The story is that Miles (Paul Giamatti) takes his college roommate Jack (Paul Haden Church) on a road trip into California’s wine country, stopping at the wine bars in the vineyards to taste really good wine. Miles is entering middle age. He teaches high school English. He has a novel out there, with an agent. He is still overwhelmed by his wife’s deparature. He knows wine, and he is a little arrogant and pretentious, and needy and compulsive and lot of flawed things. His friend Jack is a bad actor, with good looks and little talent, and the far end of a career in soaps and commercials. He is marrying a woman in a wealthy family – Armenian immigrants – and will join the family business, developing real estate. He could care less about the wine, and his objective is to get one or more one night stands with any available women.

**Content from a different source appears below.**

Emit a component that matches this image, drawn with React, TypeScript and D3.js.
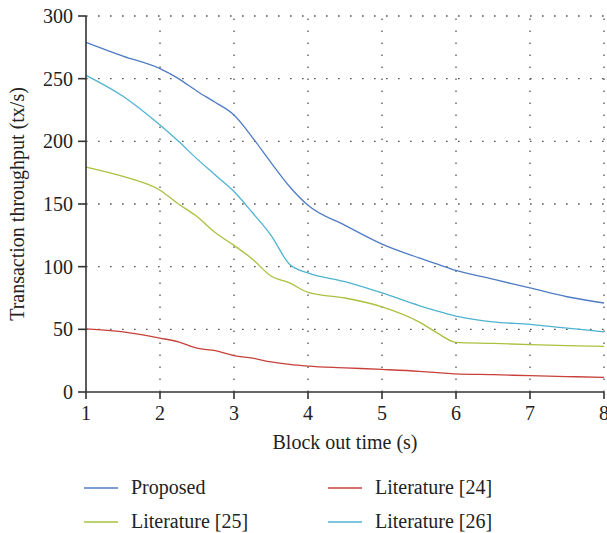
import React from 'react';
import * as d3 from 'd3';

// block out time (s)
const xs = [1, 1.5, 2, 2.25, 2.5, 2.75, 3, 3.25, 3.5, 3.75, 4, 4.5, 5, 5.5, 5.75, 6, 6.5, 7, 7.5, 8];

const proposed = [279, 268, 258, 250, 240, 231, 221, 203, 183, 164, 149, 133, 118, 107, 102, 97, 90, 83, 76, 71];
const lit24 = [50.3, 48, 43, 40, 35, 33, 29, 27, 24, 22, 20.7, 19.3, 18, 16.5, 15.5, 14.4, 13.8, 13, 12.3, 11.7];
const lit25 = [179.5, 172, 161, 150, 140, 127, 117, 106, 92.6, 87, 79.5, 75, 68, 56, 47, 39.6, 38.8, 37.8, 37, 36.4];
const lit26 = [252.7, 236, 213, 200, 186, 173, 160, 143, 125, 102, 95, 88, 79, 69, 64.5, 60.6, 56, 54, 51, 48];

const seriesNames = ['Proposed', 'Literature [24]', 'Literature [25]', 'Literature [26]'];
const seriesColors = ['#4f7cc4', '#c8403a', '#a9c23f', '#4fb3d0'];
const seriesValues = [proposed, lit24, lit25, lit26];

const xTicks = [1, 2, 3, 4, 5, 6, 7, 8];
const yTicks = [0, 50, 100, 150, 200, 250, 300];

const font = "'Liberation Serif', 'DejaVu Serif', serif";

export default function App() {
  const W = 607, H = 533;
  const left = 86, right = 604, top = 16, bottom = 392;

  const x = d3.scaleLinear().domain([1, 8]).range([left, right]);
  const y = d3.scaleLinear().domain([0, 300]).range([bottom, top]);

  const line = d3.line<number>()
    .x((_, i) => x(xs[i]))
    .y((d) => y(d))
    .curve(d3.curveMonotoneX);

  // legend order: Proposed, Lit[24] / Lit[25], Lit[26]
  const legendPos = [
    { lx: 84, ly: 488 },
    { lx: 328, ly: 488 },
    { lx: 84, ly: 522 },
    { lx: 328, ly: 522 },
  ];

  return (
    <svg width={W} height={H} style={{ position: 'absolute', left: 0, top: 0, fontFamily: font }}>
      <rect width={W} height={H} fill="#fff" />
      {/* grid */}
      <g stroke="#555" strokeWidth={1.3} strokeDasharray="1.6 10.4">
        {xTicks.slice(1).map((t) => (
          <line key={'gx' + t} x1={x(t)} x2={x(t)} y1={bottom} y2={top} />
        ))}
        {yTicks.slice(1).map((t) => (
          <line key={'gy' + t} x1={left} x2={right} y1={y(t)} y2={y(t)} />
        ))}
      </g>
      {/* series */}
      {seriesValues.map((vals, i) => (
        <path key={seriesNames[i]} d={line(vals) || ''} fill="none" stroke={seriesColors[i]} strokeWidth={1.3} />
      ))}
      {/* axes */}
      <g stroke="#333" strokeWidth={1.6}>
        <line x1={left} x2={left} y1={top} y2={bottom} />
        <line x1={left} x2={right} y1={bottom} y2={bottom} />
        {yTicks.map((t) => (
          <line key={'ty' + t} x1={left - 8} x2={left} y1={y(t)} y2={y(t)} />
        ))}
        {xTicks.map((t) => (
          <line key={'tx' + t} x1={x(t)} x2={x(t)} y1={bottom} y2={bottom + 7} />
        ))}
      </g>
      <g fontSize={20} fill="#222" style={{ fontFamily: font }}>
        {yTicks.map((t) => (
          <text key={'ly' + t} x={left - 13} y={y(t)} dy="0.35em" textAnchor="end">{t}</text>
        ))}
        {xTicks.map((t) => (
          <text key={'lx' + t} x={x(t)} y={420} textAnchor="middle">{t}</text>
        ))}
        <text x={(left + right) / 2} y={449} textAnchor="middle">Block out time (s)</text>
        <text transform={`translate(24, ${(top + bottom) / 2}) rotate(-90)`} textAnchor="middle">
          Transaction throughput (tx/s)
        </text>
      </g>
      {/* legend */}
      <g fontSize={20} fill="#222" style={{ fontFamily: font }}>
        {seriesNames.map((n, i) => (
          <g key={'lg' + n}>
            <line x1={legendPos[i].lx} x2={legendPos[i].lx + 34} y1={legendPos[i].ly} y2={legendPos[i].ly} stroke={seriesColors[i]} strokeWidth={1.3} />
            <text x={legendPos[i].lx + 47} y={legendPos[i].ly} dy="0.32em">{n}</text>
          </g>
        ))}
      </g>
    </svg>
  );
}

He hits on Stephanie (Sandra Oh), a waitress at a wine bar who seems to be ready to party. He gets Stephanie to approach Maya (Virginia Madsen) a younger divorced woman, working as a waitress as she finishes her education. He thinks Miles needs to get laid, and he also needs to find Miles a date to get him out of the way as he pursues Stephanie. Miles is intensely uncomfortable with his role in the business, although he is attracted to Maya. He gets drunk leading to an ill-advised phone call to his ex-wife from the restaurant, and the now famous “drink and dial” rebuke from Jack. Jack gets more chances to connect with Maya, but they continue to flinch as they touch each other’s old wounds. And the story continues …
The acting by all four main characters is fabulous. Giamatti brings Miles to life, Paul Haden Church is gloriously immature beach boy making excuses for his screw-ups, Sanda Oh is tough and vulnerable and wounded, Virginia Madsen is guarded, hopeful, ready for life. The story unfolds gradually, building in a little comedy around the odd friendship of Miles and Jack, their needs and appetites and plans and egos. It also takes us into some more uncomfortable territory, watching Miles trying to find the confidence to be himself with Maya, watching Stephanie come unglued when she finds that she fell for Jack, who told her he loved her when he was in the moment, watching Jack rationalize his unecessary lies. Then it switches into sublime farce when Jack seduces another waitress and has to get out fast when her large angry husband comes home – leaving his wallet behind.
Alexander Payne directed this movie and co-wrote the screenplay. He also wrote and directed “About Schmidt” (2002), and “Sideway” shows a similiar touch. The story is character driven and the story follows a crooked and unpredictable arc. His characters are painfully real. Miles has problems, and his life is not going as well as he had hoped when he was younger. In looking at him, we can see how his character has shaped his life. At times, we are tempted to say he deserves his unhappiness, but that would be going too far. He does not trust that he is loveable, and he hides behind his cleverness and cynicism and behind his quirks and compulsions. He is guarded about trusting himself and trusting people and he just keeps his distance. In some ways, his distrust has been carefully learned. His friend Jack is almost sleazy in his deceptions, and there is a painful meeting with his ex-wife and her new husband at Jack’s wedding. But it is a major impediment to intimacy and love and happiness.
There are a couple of beautifully tender, brilliant scenes when Miles and Maya talk about wine. It starts as a talk about something they both understand, and we see them losing themselves in their shared knowledge and communicating something about their passion and hope. Then the whole art of making wine – especially from the fragile Pinot Noir grape – becomes a wonderful metaphor of adult growth, aging and maturing in the bottles of our circumstances. Maya sees something in Miles, although he seems to work to keep it hidden. He trusts her enough to let her read the manuscript of his book. Then they part on bad terms when Jack’s betrayal of Stephanie’s trust is revealed, and Miles returns to Jack’s Armenian wedding and his lonely life. Payne gives Miles and Maya another chance, and the movie has a hopeful, perhaps a happy ending.